Before the Bharatiya Janata Party came to power at the all-India level, as recently as 1998, it was mainly known for advocacy of explicitly Hindu causes. In historical explanation and celebration, the names of assorted Hindu emperors, chieftains and religious reformers were expected to get priority over Muslims who were castigated as minority conquerors from foreign mountains and deserts. In foreign relations, Pakistan and Bangladesh were abused as haunts of missile-makers, fanatical Muslim terrorists and indigent migrants flooding what should remain a Hindu-dominated economy. In social life, Indian Islam was treated as a foreign ideology, whose practices were in some way exogenous to the sense of national community. Hindu communalism had these characteristics throughout the 20th century. After its decisive show of strength in flouting a weak Congress regime and destroying a Muslim historical monument in 1992, it came to be known outside India as Hindu nationalism, a chauvinistic alternative to the Indian National Congress. This religious chauvinism did not perceptibly change in the five years that its spin-doctors now claim have outdone 50 years of work for national progress by the Congress.
The IIM fee controversy has been cleverly used to shove Murli Manohar Joshi’s disastrous historiographical agenda under the carpet during the elections. Yet, the worthless National Council for Educational Research and Training textbooks have not been junked. There has been no respite from anti-academic Hindu historical biases. In foreign relations, there has been no change in Pervez Musharraf’s position rejecting even the line of control as a possible basis for peace in Kashmir. Cricket rivalry tokenism has just been touted as an example of Atal Bihari Vajpayee’s sage success in tranquilizing Pakistani sports onlookers. Beyond shades — and poor ones at that — of Leni Riefenstahl’s depiction of Nazi power at Nuremberg as well as fascist management of the Berlin Olympics, sports management has not significantly contributed to the prospects of south Asian peace, in the way that even ping-pong diplomacy did to Sino-American relations in the Kissinger era. In social relations, the tendency remains to treat all Muslims as one community, a sort of subordinate sub-nationality in the Indian Union. It is being reciprocated by less enlightened political fanatics among segments of Indian Muslims themselves.
Reports of appeasement of “the” Muslims by mobilizing forces within them to drum up a last-minute rift among voters who have always seen V.D. Savarkar, the Rashtriya Swayamsevak Sangh, Nathuram Godse and M.S. Golwalkar and their successors as potentially violent anti-Muslims, should be analyzed in terms of political continuity in change. The continuities have an antithetical dialectic. All that Gujarat meant last year was to show the mailed fist not just to Godhra carnage (shockingly used by even Vajpayee to justify a statewide pogrom) but to Muslim masses as a whole, not only in Gujarat. The BJP has extended its opening of public revenues from the middle classes and farmers, now (in the wake of the recent exit polls) to students of madrasahs. Such centres of Islamic theology, no doubt, will be selected by the BJP-backed National Council for the Promotion of the Urdu Language for specific reliability to the party’s interests in the same way as an ex-foreign secretary has accused a member of the finance minister’s dynasty in Barmer of discriminating among followers for grant of visas to Pakistan.
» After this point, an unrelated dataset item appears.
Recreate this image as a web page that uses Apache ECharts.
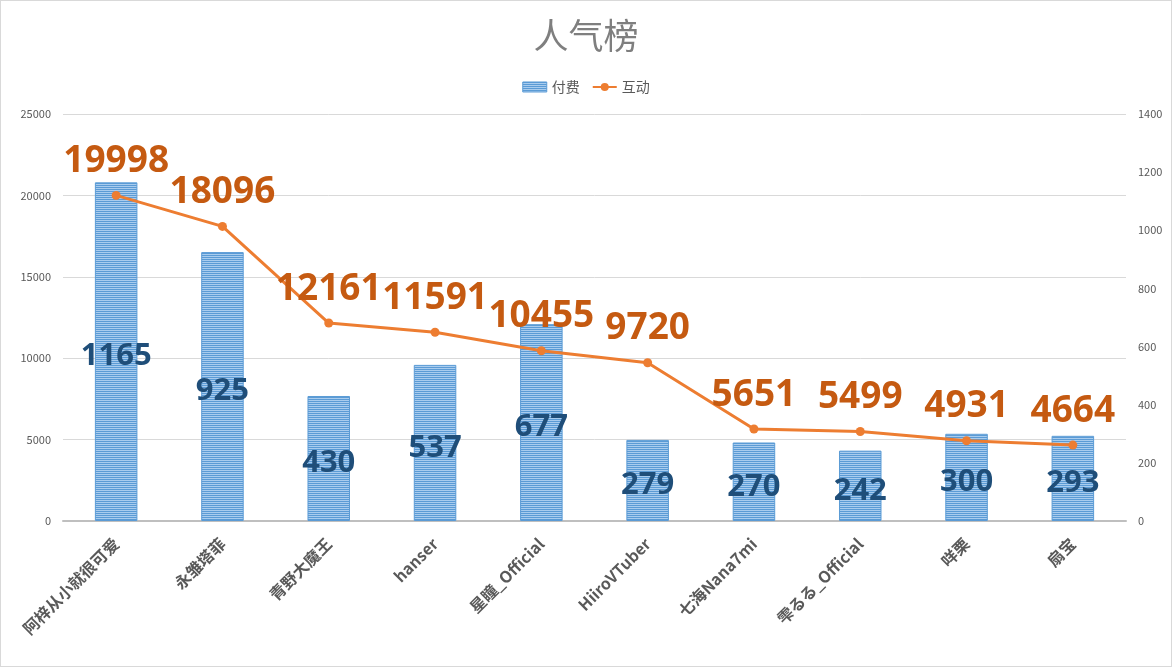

The velvet glove for Muslims was always thin. In the Eighties and Nineties, Congress politicians sought to expand the bases of Muslim education through lavishly funded bodies like the Maulana Azad Foundation and promotion of the Urdu language as a link language for India and also as a growing Indian regional language. The mailed fist within the glove, that is, the Gujarat line, is the element of change. The BJP came to power by accusing the Congress of Muslim appeasement. Yet it now begins to follow what it then used to call pseudo-secularism. Savarkar, after whom L.K. Advani has now named Port Blair Airport to the exclusion of far more courageous revolutionaries who languished in the Cellular Jail after he had been released from double life imprisonment by furnishing a bond to British imperialism, used to justify the murder of British officers by his devotees on the ground that the means justify the end.
Perhaps he used this logic in his discussions with the people who assassinated Gandhi. His ideals have been well analyzed in a recent Bengali book, Beer Savarkar, by Ranjan Gupta. Savarkar’s admirers in their bid to retain power over India’s Central government are using such expedient logic.
Dark days lie ahead for the principled governance of India. The present regime’s pre-modernist attack on historical reasoning has contributed to shortening, and in some cases erasing, public memories of its own roots in religious xenophobia. All the more reason why the electorate that will exercise its voting rights next month should recall that the incumbents today in Central administration have not given up the intellectual legacy of Savarkar, Hedgewar and Golwalkar. Each of their intellectual guides wanted India’s Muslims to be subordinated. Vajpayee and Advani can hardly renounce that tradition.